Un anno del governo Meloni e "la doppia separazione di società"


di Pasquale Cicalese


Non so quanto tempo è passato dal governo Meloni, forse un anno. Avevo dato a novembre apertura perché ritenevo che in un contesto in sfacelo il corpora potesse ricreare le strutture statuali.

Invece si è andato esattamente all'opposto.

Innanzitutto si sono distrutti quei pochi fondamenti della Prima Repubblica, specie relazioni internazionali storiche, ma si è messo mano a quanto costruito nel governo 2018. Ora il governo ha un solo obiettivo: separare la povertà estrema che avanza da quel poco che è rimasta della piccola borghesia. A sua volta quest'ultima tosata dall'inflazione, che fa perdere averi bancari, dal capitalismo delle bollette, dalla speculazione e gentrificazione immobiliare, dal creare un clima, specie al nord, invivibile per chi era abituato a vivere in un contesto civile.

Si va sia verso una doppia separazione di società, sia verso un imbarbarimento civile. Il tutto in un contesto di guerra dettato dalle linee di Draghi, Nato, Ue e Usa. Avamposto economico di un modello di società securitaria, come era stata costruita all'epoca di Reagan e Bush. Ovviamente la militarizzazione in questo ha un ruolo, così come la cancellazione di ogni dissenso. Va da sè che qualsiasi costruzione civile culturale viene azzerata in nome della governambilità. Iene politiche che azzannano quel poco che è rimasto dello stato, lo privatizzano, lo fanno proprio, nel mentre si distribuiscono pacchi alimentari nelle periferie metropolitane.

Questo modello di "doppia società" non è afffatto criticato dagli organi ecclesiastici, sia quelli vicini a Francesco sia ai dissidenti. Il loro porsi come avamposti della famiglia, quando nella "doppia società" ciò non è e non sarà possibile, li pone ormai come voci fuori dalla realtà. Mancando anche la voce della Chiesa viene meno qualsiasi tenuta sociale del paese. E' la giungla, come poneva Reagan. Tra poco avremo le recinzioni. Tutto ciò è il frutto di 50 anni di guerra ai salariati, visti ormai come scarti e non è solo il carpentiere o il facchino, ma il barista, il semplice venditore, l'artigiano, tutti uniti in una circolazione capitalistica distributiva che loro non controllano ma che li schiaccia. Benvenuti nel nuovo mondo.

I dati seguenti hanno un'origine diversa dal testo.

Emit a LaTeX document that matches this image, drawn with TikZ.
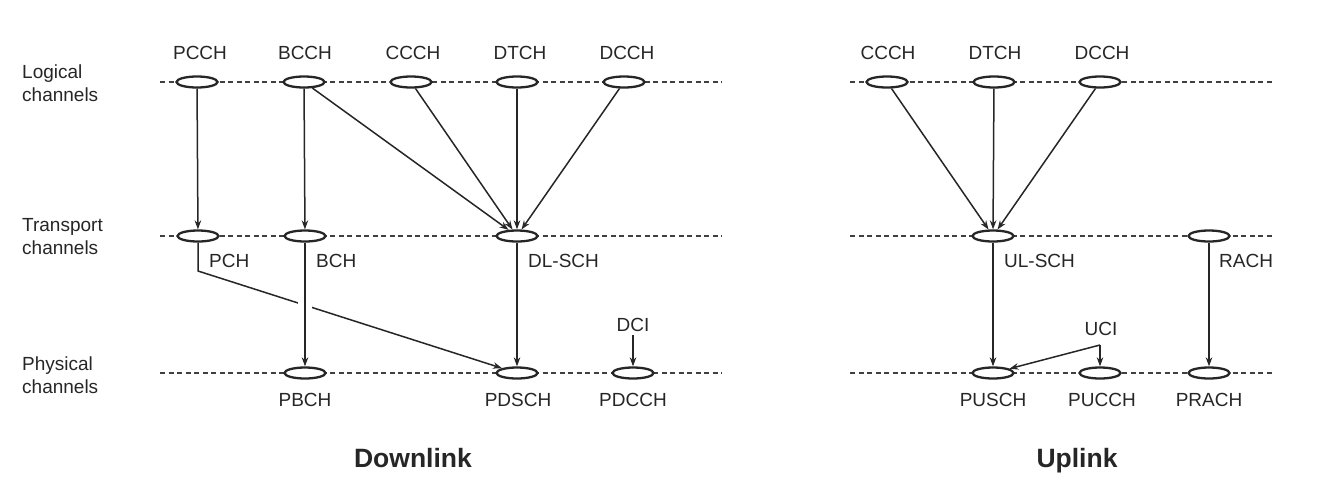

Se la doppia società pone problemi di securitizzazione, occorre porre la questione del salario che non sarà piu' centrale come da secoli accade.

A questo punto la marea di poveri a cui non si dà risposta, che non sono solo indigenti, ma precari, sottocccupati, flessibili, somministrazione, stessi operai a 1300 euro nelle metropoli gli devi dare risposte. Non so se la richiesta verrà da loro ma in un sistema capitalistico dove si ammassano merci, qualcuno li deve comprare e non sarà la carità a soddisfare tale richiesta. Il movimento ottocentesco poneva la questione della riduzione dell'orario di lavoro, ma in Occidente, con il plusvalore assoluto, non ne vogliono sapere, piuttosto delegano lo stato all'integrazione dei redditi o ai bonus. strategia di corto profilo, perché i poveri rimangono. si pone dunque il superamento della centralità del salario così intesa.

Con l'Ai, con le autoelettriche si calcola che il 40% dei lavoratori tedeschi, per non parlare di quelli italiani, perderanno nel prossimo decennio il lavoro. Il capitale ha bisogno di consumi, di consumatori, per valorizzare il valore. Forse solo dall'Asia verrà il movimento dei trasformazione dei rapporti di lavoro ed in questo senso la Legge del Lavoro cinese del 2008 porrà le basi per la riduzione dell'orario di lavoro e il passaggio al plsuvalore relativo. Nel 2023 il capitale occidentale è come avesse perso, perché non ha consumo, non ha redditi, non ha spazi di valorizzazione. Per questo la soluzione Meloniana-Draghiana, ma che è anche di Borrell e della Von der Leyen è fallimentare, perché creeerà sempre piu poveri ingestibili, specie nelle città del nord, abituate alla tranquillità civile.